Given exercise
Each line below must be set down exactly; omit any image you find.
####
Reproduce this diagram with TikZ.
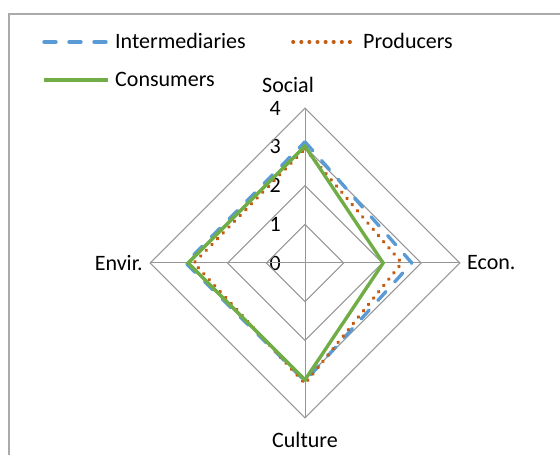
\documentclass[tikz,border=0pt]{standalone}
\usepackage{fontspec}
\setmainfont{Carlito}
\definecolor{interblue}{RGB}{91,155,213}
\definecolor{prodorange}{RGB}{197,90,17}
\definecolor{consgreen}{RGB}{112,173,71}
\definecolor{gridgray}{RGB}{150,150,150}
\definecolor{framegray}{RGB}{170,170,170}

\begin{document}
\begin{tikzpicture}[x=1pt,y=1pt,
    lbl/.style={inner sep=0pt,font=\fontsize{22}{25}\selectfont},
    gridline/.style={draw=gridgray,line width=1pt},
    interline/.style={draw=interblue,line width=3.4pt,dash pattern=on 12pt off 13pt,line cap=round,line join=round},
    prodline/.style={draw=prodorange,line width=3.6pt,dash pattern=on 0.4pt off 7.7pt,line cap=round},
    consline/.style={draw=consgreen,line width=3.4pt}]
  \useasboundingbox (0,0) rectangle (560,455);
  \clip (0,0) rectangle (560,455);
  \draw[framegray,line width=1.5pt] (9,441) rectangle (600,-50);

  % legend
  \coordinate (li1) at (44,413); \coordinate (li2) at (108,413);
  \coordinate (lp1) at (293,413); \coordinate (lp2) at (357,413);
  \coordinate (lc1) at (44,375); \coordinate (lc2) at (108,375);
  \draw[interline] (li1) -- (li2);
  \draw[prodline] (lp1) -- (lp2);
  \draw[consline] (lc1) -- (lc2);
  \node[lbl,anchor=base west] (tinter) at (115,406) {Intermediaries};
  \node[lbl,anchor=base west] (tprod) at (363,406) {Producers};
  \node[lbl,anchor=base west] (tcons) at (115,368) {Consumers};

  % axis titles and values
  \node[lbl,anchor=base west] (social) at (262,362) {Social};
  \node[lbl,anchor=west] (econ) at (467,192) {Econ.};
  \node[lbl,anchor=east] (envir) at (143,192) {Envir.};
  \node[lbl] (culture) at (305,15) {Culture};
  \foreach \v in {0,...,4}
    \node[lbl,anchor=east] (v\v) at (281,{192+38.7*\v}) {\v};

  \begin{scope}[shift={(305pt,192pt)},x=38.7pt,y=38.7pt]
    \coordinate (O) at (0,0);
    \foreach \r in {1,...,4}
      \draw[gridline] (0:\r) -- (90:\r) -- (180:\r) -- (270:\r) -- cycle;
    \foreach \a in {0,90,180,270}
      \draw[gridline] (O) -- (\a:4);
    % series
    \draw[interline] (90:3.13) -- (0:2.76) -- (270:3.05) -- (180:3.08) -- cycle;
    \draw[prodline] (90:2.95) -- (0:2.5) -- (270:3.12) -- (180:2.87) -- cycle;
    \draw[consline] (90:3.02) -- (0:2.02) -- (270:3.02) -- (180:3.02) -- cycle;
  \end{scope}
\end{tikzpicture}
\end{document}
####
Full answer
Reproduce this diagram with TikZ.
\documentclass[tikz,border=0pt]{standalone}
\usepackage{fontspec}
\setmainfont{Carlito}
\definecolor{interblue}{RGB}{91,155,213}
\definecolor{prodorange}{RGB}{197,90,17}
\definecolor{consgreen}{RGB}{112,173,71}
\definecolor{gridgray}{RGB}{150,150,150}
\definecolor{framegray}{RGB}{170,170,170}

\begin{document}
\begin{tikzpicture}[x=1pt,y=1pt,
    lbl/.style={inner sep=0pt,font=\fontsize{22}{25}\selectfont},
    gridline/.style={draw=gridgray,line width=1pt},
    interline/.style={draw=interblue,line width=3.4pt,dash pattern=on 12pt off 13pt,line cap=round,line join=round},
    prodline/.style={draw=prodorange,line width=3.6pt,dash pattern=on 0.4pt off 7.7pt,line cap=round},
    consline/.style={draw=consgreen,line width=3.4pt}]
  \useasboundingbox (0,0) rectangle (560,455);
  \clip (0,0) rectangle (560,455);
  \draw[framegray,line width=1.5pt] (9,441) rectangle (600,-50);

  % legend
  \coordinate (li1) at (44,413); \coordinate (li2) at (108,413);
  \coordinate (lp1) at (293,413); \coordinate (lp2) at (357,413);
  \coordinate (lc1) at (44,375); \coordinate (lc2) at (108,375);
  \draw[interline] (li1) -- (li2);
  \draw[prodline] (lp1) -- (lp2);
  \draw[consline] (lc1) -- (lc2);
  \node[lbl,anchor=base west] (tinter) at (115,406) {Intermediaries};
  \node[lbl,anchor=base west] (tprod) at (363,406) {Producers};
  \node[lbl,anchor=base west] (tcons) at (115,368) {Consumers};

  % axis titles and values
  \node[lbl,anchor=base west] (social) at (262,362) {Social};
  \node[lbl,anchor=west] (econ) at (467,192) {Econ.};
  \node[lbl,anchor=east] (envir) at (143,192) {Envir.};
  \node[lbl] (culture) at (305,15) {Culture};
  \foreach \v in {0,...,4}
    \node[lbl,anchor=east] (v\v) at (281,{192+38.7*\v}) {\v};

  \begin{scope}[shift={(305pt,192pt)},x=38.7pt,y=38.7pt]
    \coordinate (O) at (0,0);
    \foreach \r in {1,...,4}
      \draw[gridline] (0:\r) -- (90:\r) -- (180:\r) -- (270:\r) -- cycle;
    \foreach \a in {0,90,180,270}
      \draw[gridline] (O) -- (\a:4);
    % series
    \draw[interline] (90:3.13) -- (0:2.76) -- (270:3.05) -- (180:3.08) -- cycle;
    \draw[prodline] (90:2.95) -- (0:2.5) -- (270:3.12) -- (180:2.87) -- cycle;
    \draw[consline] (90:3.02) -- (0:2.02) -- (270:3.02) -- (180:3.02) -- cycle;
  \end{scope}
\end{tikzpicture}
\end{document}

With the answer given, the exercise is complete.